Tuesday, July 1, 2008

This Day in Presidential History (Cleveland’s Covert Cancer Operation)

July 1, 1893—Taking care that skittish financial markets not be further unnerved, Grover Cleveland had a cancerous lesion removed from his left upper jaw, in an operation performed not only a hospital or a doctor’s house but aboard a private yacht floating in New York’s East River, away from the prying eyes of reporters.

The details of the President’s surgery, as recounted in a fine short biography by my old Columbia University professor of history, Henry Graff, are excruciating to read. The President, terrified of cancer, did not bring the lesion to the attention of his doctors for several weeks, by which time the condition had spread. A 1975 reexamination of the tissue showed that it was a verrucous carcinoma of the hard palate and gingival, often caused by alcohol (Cleveland enjoyed beer and had the protruding abdomen to prove it) and tobacco (he relished a good cigar, too).

The yacht’s salon was converted into an operating room. Cleveland sat in a chair lashed to the interior mast during the operation while his doctors used far more anesthesia than they’d expected. Not only was the public not informed of the procedure (in fact, when one paper leaked the news, the administration vigorously denied it), but even his Vice-President, Adlai Stevenson (grandfather of the future Democratic Presidential nominee), does not appear to have been informed. In fact, the full story was not publicly revealed only nearly a decade after the President’s death, almost a quarter century after the operation.

There was a reason for this secrecy. Wall Street feared what would happen if Cleveland, a “sound money man” who backed the gold standard, were succeeded by Stevenson, who backed the use of silver in currency.

Cleveland’s secret surgery, while one of the first instances of concealment of Presidential medical conditions, still does not rank as the worst. Take your pick among John F. Kennedy, whose doctors conspired with him to hide from the public the fact that he had Addison’s Disease, an adrenal insufficiency that required daily dosages of steroids and other medications for the last 16 years of his life; Franklin Roosevelt, whose ghastly physical appearance in his third term contrasted with denials that anything was amiss; and Woodrow Wilson, who suffered a devastating stroke in 1919 while campaigning for the League of Nations—and could not perform his normal Presidential duties for the remaining year and a half of his term.

My pick for the biggest coverup was the one stage-managed by Edith Wilson and her husband’s physician-friend, Cary Grayson. The latter refused to say that the President had even suffered a stroke, let alone that he was disabled by it. As for Mrs. Wilson: Though Hillary Rodham Clinton’s campaign as the first female candidate with a serious chance to win the Presidency was rightly considered precedent-shattering, in a number of ways Woodrow Wilson’s wife might be considered the first to fill the office.
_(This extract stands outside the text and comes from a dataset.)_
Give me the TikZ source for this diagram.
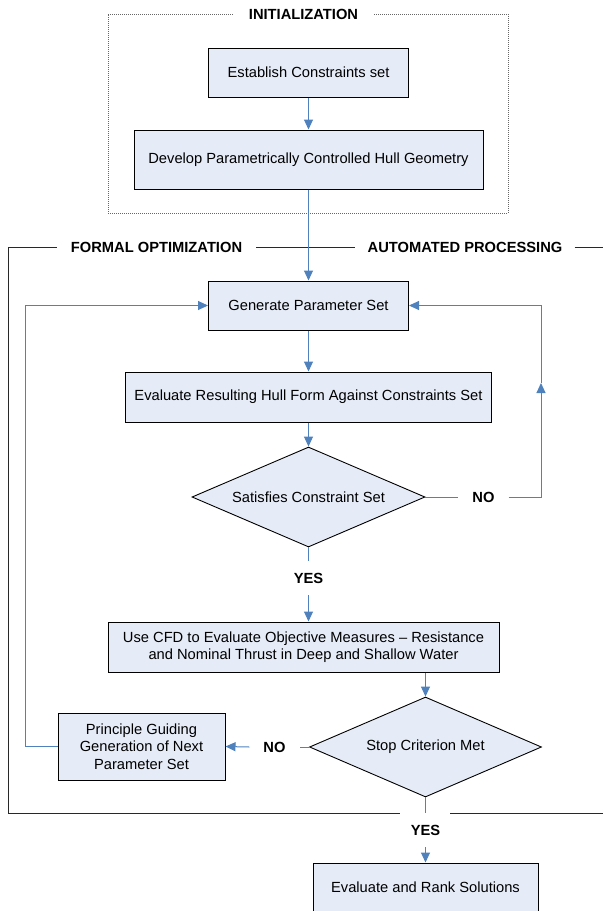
\documentclass[tikz,border=0pt]{standalone}
\usepackage{fontspec}
\setmainfont{Liberation Sans}
\usetikzlibrary{shapes.geometric,arrows.meta,calc}
\definecolor{boxfill}{RGB}{230,236,247}
\definecolor{linkblue}{RGB}{79,129,189}
\definecolor{framegray}{RGB}{40,40,40}
\begin{document}
\begin{tikzpicture}[x=1pt,y=-1pt,
  every node/.style={font=\fontsize{14.7}{17.5}\selectfont},
  procbox/.style={draw=black,fill=boxfill,line width=1pt,inner sep=0pt,align=center},
  decision/.style={diamond,draw=black,fill=boxfill,line width=0.9pt,inner sep=0pt,shape aspect=2.3},
  tag/.style={font=\fontsize{14.7}{17.5}\selectfont\bfseries,inner xsep=14pt,inner ysep=11.75pt,text height=10.5pt,text depth=0pt},
  conn/.style={draw=linkblue,line width=1pt},
  arr/.style={conn,-{Triangle[length=10pt,width=9pt]}},
  frameline/.style={draw=framegray,line width=1pt},
  initline/.style={draw=gray!80!black,line width=1pt,densely dotted}]
\useasboundingbox (0,0) rectangle (603,911);

% titles and labels
\node[tag,inner xsep=16pt] (initT) at (303.5,14) {INITIALIZATION};
\node[tag] (formT) at (156.5,247) {FORMAL OPTIMIZATION};
\node[tag,inner xsep=12pt] (autoT) at (465,247) {AUTOMATED PROCESSING};
\node[tag] (no1) at (483.5,497) {NO};
\node[tag] (yes1) at (308.5,578) {YES};
\node[tag] (no2) at (274.5,747) {NO};
\node[tag] (yes2) at (425.5,830) {YES};

% frames
\coordinate (iTL) at (108,14);
\coordinate (iBL) at (108,213);
\coordinate (iBR) at (508,213);
\coordinate (iTR) at (508,14);
\draw[initline] (initT.west) -- (iTL) -- (iBL) -- (iBR) -- (iTR) -- (initT.east);

\coordinate (fTL) at (8,247);
\coordinate (fBL) at (8,813);
\coordinate (fBg1) at (400,813);
\coordinate (fBg2) at (450,813);
\coordinate (fBR) at (603,813);
\coordinate (fTR) at (603,247);
\draw[frameline] (formT.west) -- (fTL) -- (fBL) -- (fBg1);
\draw[frameline] (fBg2) -- (fBR);
\draw[frameline] (formT.east) -- (autoT.west);
\draw[frameline] (autoT.east) -- (fTR);

% process nodes
\node[procbox,minimum width=200pt,minimum height=49pt] (est) at (308.5,72.5) {Establish Constraints set};
\node[procbox,minimum width=349pt,minimum height=59pt] (dev) at (308.5,159.5) {Develop Parametrically Controlled Hull Geometry};
\node[procbox,minimum width=200pt,minimum height=49pt] (gen) at (308.5,305.5) {Generate Parameter Set};
\node[procbox,minimum width=366pt,minimum height=50pt] (eval) at (308.5,397) {Evaluate Resulting Hull Form Against Constraints Set};
\node[decision,minimum width=233pt,minimum height=100pt] (sat) at (308.5,497) {Satisfies Constraint Set};
\node[procbox,minimum width=391pt,minimum height=50pt] (cfd) at (303.5,647) {Use CFD to Evaluate Objective Measures – Resistance\\and Nominal Thrust in Deep and Shallow Water};
\node[decision,minimum width=232pt,minimum height=100pt] (stop) at (425.5,747) {Stop Criterion Met};
\node[procbox,minimum width=167pt,minimum height=67pt] (princ) at (141.5,746.5) {Principle Guiding\\Generation of Next\\Parameter Set};
\node[procbox,minimum width=225pt,minimum height=49pt] (rank) at (425.5,887.5) {Evaluate and Rank Solutions};

% routing coordinates
\coordinate (rt) at (541,497);
\coordinate (rmid) at (541,383);
\coordinate (rtop) at (541,305.5);
\coordinate (lt) at (25,746.5);
\coordinate (ltop) at (25,305.5);

% connectors
\draw[arr] (est) -- (dev);
\draw[arr] (dev) -- (gen);
\draw[arr] (gen) -- (eval);
\draw[arr] (eval) -- (sat);
\draw[conn] (sat.east) -- (no1.west);
\draw[arr] (no1.east) -- (rt) -- (rmid);
\draw[arr] (rmid) -- (rtop) -- (gen.east);
\draw[conn] (sat.south) -- (yes1.north);
\draw[arr] (yes1.south) -- (yes1.south |- cfd.north);
\draw[arr] (cfd.south -| stop.north) -- (stop.north);
\draw[conn] (stop.west) -- (no2.east);
\draw[arr] (no2.west) -- (princ.east);
\draw[arr] (princ.west) -- (lt) -- (ltop) -- (gen.west);
\draw[conn] (stop.south) -- (yes2.north);
\draw[arr] (yes2.south) -- (rank.north);
\end{tikzpicture}
\end{document}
Though Mrs. Wilson insisted that she did nothing without informing the President, and it is certainly true that she was his most trusted confidante before his stroke, it is an open question whether she spoke to him all the time in great detail about issues after he was incapacitated. She would not allow him to be seen, allowing all kinds of rumors to circulate. She also downplayed the true nature of his condition, claiming that he had only suffered a nervous breakdown.

Most startling, she did not inform the Vice-President, Thomas Marshall, of Wilson’s condition. Marshall had to hear about the true nature of his boss’s medical state from a friendly intermediary. Witty but insecure, Marshall was not prepared to insist upon assuming power because of the President’s incapacity—and Wilson, with the help of his wife, would not yield it.

Had Wilson died in office or stepped down voluntarily, Marshall might have been able to effect a compromise that would have saved the President’s cherished League of Nations. The President’s stubbornness, exacerbated by his stroke, assured that his dream ended in disaster.

This year, as Americans go to the polls, they will, of course, consider the candidates’ stances on issues. But they should also, to the extent they are able, consider each candidate’s physical and emotional readiness for the toughest office in the world.